Careful observers have offered a variety of explanations for the infrequency of urban riots over the past five decades. One reason was that police departments took important strides toward hiring more African American officers and improving relationships with black communities. Those measures did not solve the deep-seated problems of police-community tensions, but they did produce welcome signs of progress in many locations.

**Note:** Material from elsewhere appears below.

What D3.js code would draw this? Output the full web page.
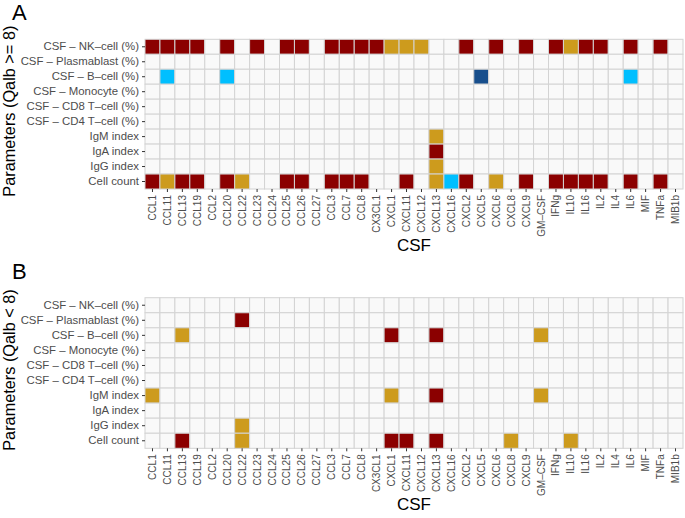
<!DOCTYPE html>
<html>
<head>
<meta charset="utf-8">
<script src="https://cdn.jsdelivr.net/npm/d3@7"></script>
<style>
  body { margin: 0; background: #ffffff; }
  svg { display: block; }
  text { font-family: "Liberation Sans", Arial, Helvetica, sans-serif; }
</style>
</head>
<body>
<svg id="chart" width="685" height="518"></svg>
<script>
// ---- data ----
const cytokines = ["CCL1","CCL11","CCL13","CCL19","CCL2","CCL20","CCL22","CCL23","CCL24","CCL25","CCL26","CCL27","CCL3","CCL7","CCL8","CX3CL1","CXCL1","CXCL11","CXCL12","CXCL13","CXCL16","CXCL2","CXCL5","CXCL6","CXCL8","CXCL9","GM–CSF","IFNg","IL10","IL16","IL2","IL4","IL6","MIF","TNFa","MIB1b"];
const parameters = ["CSF – NK–cell (%)","CSF – Plasmablast (%)","CSF – B–cell (%)","CSF – Monocyte (%)","CSF – CD8 T–cell (%)","CSF – CD4 T–cell (%)","IgM index","IgA index","IgG index","Cell count"];
// codes: 2 = strong positive (dark red), 1 = positive (gold), -1 = negative (light blue), -2 = strong negative (dark blue), 0 = none
const codes = [2, 1, -1, -2];
const codeColors = ["#8B0000", "#CD9B1D", "#00BFFF", "#174E8C"];

// Panel A (Qalb >= 8)
const A_nk        = [2,2,2,2,0,2,0,2,0,2,2,0,2,2,2,2,1,1,1,0,0,2,0,2,0,2,0,2,1,2,2,0,2,0,2,0];
const A_plasma    = [0,0,0,0,0,0,0,0,0,0,0,0,0,0,0,0,0,0,0,0,0,0,0,0,0,0,0,0,0,0,0,0,0,0,0,0];
const A_bcell     = [0,-1,0,0,0,-1,0,0,0,0,0,0,0,0,0,0,0,0,0,0,0,0,-2,0,0,0,0,0,0,0,0,0,-1,0,0,0];
const A_mono      = [0,0,0,0,0,0,0,0,0,0,0,0,0,0,0,0,0,0,0,0,0,0,0,0,0,0,0,0,0,0,0,0,0,0,0,0];
const A_cd8       = [0,0,0,0,0,0,0,0,0,0,0,0,0,0,0,0,0,0,0,0,0,0,0,0,0,0,0,0,0,0,0,0,0,0,0,0];
const A_cd4       = [0,0,0,0,0,0,0,0,0,0,0,0,0,0,0,0,0,0,0,0,0,0,0,0,0,0,0,0,0,0,0,0,0,0,0,0];
const A_igm       = [0,0,0,0,0,0,0,0,0,0,0,0,0,0,0,0,0,0,0,1,0,0,0,0,0,0,0,0,0,0,0,0,0,0,0,0];
const A_iga       = [0,0,0,0,0,0,0,0,0,0,0,0,0,0,0,0,0,0,0,2,0,0,0,0,0,0,0,0,0,0,0,0,0,0,0,0];
const A_igg       = [0,0,0,0,0,0,0,0,0,0,0,0,0,0,0,0,0,0,0,1,0,0,0,0,0,0,0,0,0,0,0,0,0,0,0,0];
const A_cellcount = [2,1,2,2,0,2,1,0,0,2,2,0,2,2,2,0,0,2,0,1,-1,2,0,1,0,2,0,2,2,2,2,0,2,0,2,0];

// Panel B (Qalb < 8)
const B_nk        = [0,0,0,0,0,0,0,0,0,0,0,0,0,0,0,0,0,0,0,0,0,0,0,0,0,0,0,0,0,0,0,0,0,0,0,0];
const B_plasma    = [0,0,0,0,0,0,2,0,0,0,0,0,0,0,0,0,0,0,0,0,0,0,0,0,0,0,0,0,0,0,0,0,0,0,0,0];
const B_bcell     = [0,0,1,0,0,0,0,0,0,0,0,0,0,0,0,0,2,0,0,2,0,0,0,0,0,0,1,0,0,0,0,0,0,0,0,0];
const B_mono      = [0,0,0,0,0,0,0,0,0,0,0,0,0,0,0,0,0,0,0,0,0,0,0,0,0,0,0,0,0,0,0,0,0,0,0,0];
const B_cd8       = [0,0,0,0,0,0,0,0,0,0,0,0,0,0,0,0,0,0,0,0,0,0,0,0,0,0,0,0,0,0,0,0,0,0,0,0];
const B_cd4       = [0,0,0,0,0,0,0,0,0,0,0,0,0,0,0,0,0,0,0,0,0,0,0,0,0,0,0,0,0,0,0,0,0,0,0,0];
const B_igm       = [1,0,0,0,0,0,0,0,0,0,0,0,0,0,0,0,1,0,0,2,0,0,0,0,0,0,1,0,0,0,0,0,0,0,0,0];
const B_iga       = [0,0,0,0,0,0,0,0,0,0,0,0,0,0,0,0,0,0,0,0,0,0,0,0,0,0,0,0,0,0,0,0,0,0,0,0];
const B_igg       = [0,0,0,0,0,0,1,0,0,0,0,0,0,0,0,0,0,0,0,0,0,0,0,0,0,0,0,0,0,0,0,0,0,0,0,0];
const B_cellcount = [0,0,2,0,0,0,1,0,0,0,0,0,0,0,0,0,2,2,0,2,0,0,0,0,1,0,0,0,1,0,0,0,0,0,0,0];

const panels = [
  { label: "A", title: "Parameters (Qalb >= 8)", top: 39.3, bottom: 189,
    rows: [A_nk, A_plasma, A_bcell, A_mono, A_cd8, A_cd4, A_igm, A_iga, A_igg, A_cellcount] },
  { label: "B", title: "Parameters (Qalb < 8)", top: 297.7, bottom: 448.3,
    rows: [B_nk, B_plasma, B_bcell, B_mono, B_cd8, B_cd4, B_igm, B_iga, B_igg, B_cellcount] }
];

// ---- drawing ----
const svg = d3.select("#chart");
const left = 145, right = 683;
const x = d3.scaleBand().domain(cytokines).range([left, right]).padding(0);
const color = d3.scaleOrdinal().domain(codes).range(codeColors).unknown("#F9F9F9");

panels.forEach(p => {
  const y = d3.scaleBand().domain(parameters).range([p.top, p.bottom]).padding(0);
  const g = svg.append("g");

  const cells = [];
  p.rows.forEach((vals, i) => vals.forEach((v, j) => cells.push({ row: parameters[i], col: cytokines[j], v })));

  g.selectAll("rect.cell").data(cells).join("rect")
    .attr("class", "cell")
    .attr("x", d => x(d.col))
    .attr("y", d => y(d.row))
    .attr("width", x.bandwidth())
    .attr("height", y.bandwidth())
    .attr("fill", d => d.v === 0 ? "#F9F9F9" : color(d.v))
    .attr("stroke", "#D3D3D3")
    .attr("stroke-width", 1);

  // y axis
  const yAxis = g.append("g").attr("transform", `translate(${left},0)`)
    .call(d3.axisLeft(y).tickSize(3).tickPadding(3));
  yAxis.select(".domain").remove();
  yAxis.selectAll(".tick line").attr("stroke", "#333333");
  yAxis.selectAll(".tick text").attr("fill", "#4D4D4D")
    .style("font-size", "11.4px")
    .style("font-family", "'Liberation Sans', Arial, sans-serif");

  // x axis
  const xAxis = g.append("g").attr("transform", `translate(0,${p.bottom})`)
    .call(d3.axisBottom(x).tickSize(3).tickPadding(3));
  xAxis.select(".domain").remove();
  xAxis.selectAll(".tick line").attr("stroke", "#333333");
  xAxis.selectAll(".tick text")
    .attr("fill", "#4D4D4D")
    .style("font-size", "10px")
    .style("font-family", "'Liberation Sans', Arial, sans-serif")
    .attr("transform", "rotate(-90)")
    .attr("text-anchor", "end")
    .attr("x", -6)
    .attr("y", 0)
    .attr("dy", "0.35em");

  // x title
  g.append("text")
    .attr("x", (left + right) / 2)
    .attr("y", p.bottom + 62)
    .attr("text-anchor", "middle")
    .style("font-size", "17px")
    .attr("fill", "#000")
    .text("CSF");

  // y title
  const cy = (p.top + p.bottom) / 2 - 3;
  g.append("text")
    .attr("transform", `translate(15,${cy}) rotate(-90)`)
    .attr("text-anchor", "middle")
    .style("font-size", "16.3px")
    .attr("fill", "#000")
    .text(p.title);

  // panel label
  g.append("text")
    .attr("x", 12)
    .attr("y", p.top - 19)
    .style("font-size", "22px")
    .attr("fill", "#000")
    .text(p.label);
});
</script>
</body>
</html>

Another important factor in the decline in urban rioting after 1968 was the African American community’s recognition that the primary victims of violence resided in black neighborhoods. One unnamed African American federal official suggested in 1969, “Black people have learned that their own people are the ones who suffer the most from the riots—in deaths, injuries, arrests, and property damage.” This view dovetailed with a conviction that African Americans were focusing on the need for constructive change. In 1971, Mayor John Lindsay of New York and Senator Fred Harris of Oklahoma, both of whom had served on the Kerner Commission, headed a new study of urban conditions in America. They found that although residents of struggling urban areas were as angry as they had been in 1967, “their anger no longer seems to be the helpless kind that can express itself only by smashing and burning.” Rather, they detected a “new tough pride, self-confidence, and determination.”

The increasing political power of African Americans was another reason for the rarity of severe urban disorders after 1968. After the mid-1960s, black elected officials began to play prominent roles in city governments. Between 1964 and 1978, the number of African Americans who held elective office in the United States grew from about 100 to 4300. Walter E. Washington, mayor of Washington, DC, suggested in 1978 that the “great rage” that blacks had shown a decade earlier had been mitigated by a more responsive political system.

Along with enhanced political power, the improved economic well-being of African Americans contributed to the infrequency of rioting. Educational and employment opportunities improved dramatically for many black citizens, and the black middle class grew accordingly. Although black median income still trailed white median income by substantial margins, it made clear gains after the 1960s. David Ginsburg, the Kerner Commission’s staff director, argued on the tenth anniversary of the report, “The black middle class is growing [and] lending stability to the country.”

All those considerations, in some combination, helped explain why there were so few major riots in large cities after 1968. Still, no one can be sure of the reasons. “If things are worse, why aren’t blacks rioting today?” Fred Harris asked in 1988 after citing disquieting trends in urban conditions. His answer was, “Nobody knows.” Scholars and journalists have offered a similarly puzzled response in later years.

The low incidence of urban upheaval should not lead to complacency. It is apparent that some of the lessons of the 1968 riots have been poorly learned or remembered. One is that mutual respect in police-community relations is essential for reducing tensions that can flare into explosive violence. The other is that unless the problems of urban poverty and doleful living conditions are dramatically improved, the possibility of outbreaks of rioting can, with a spark of some kind, turn into enormously destructive reality.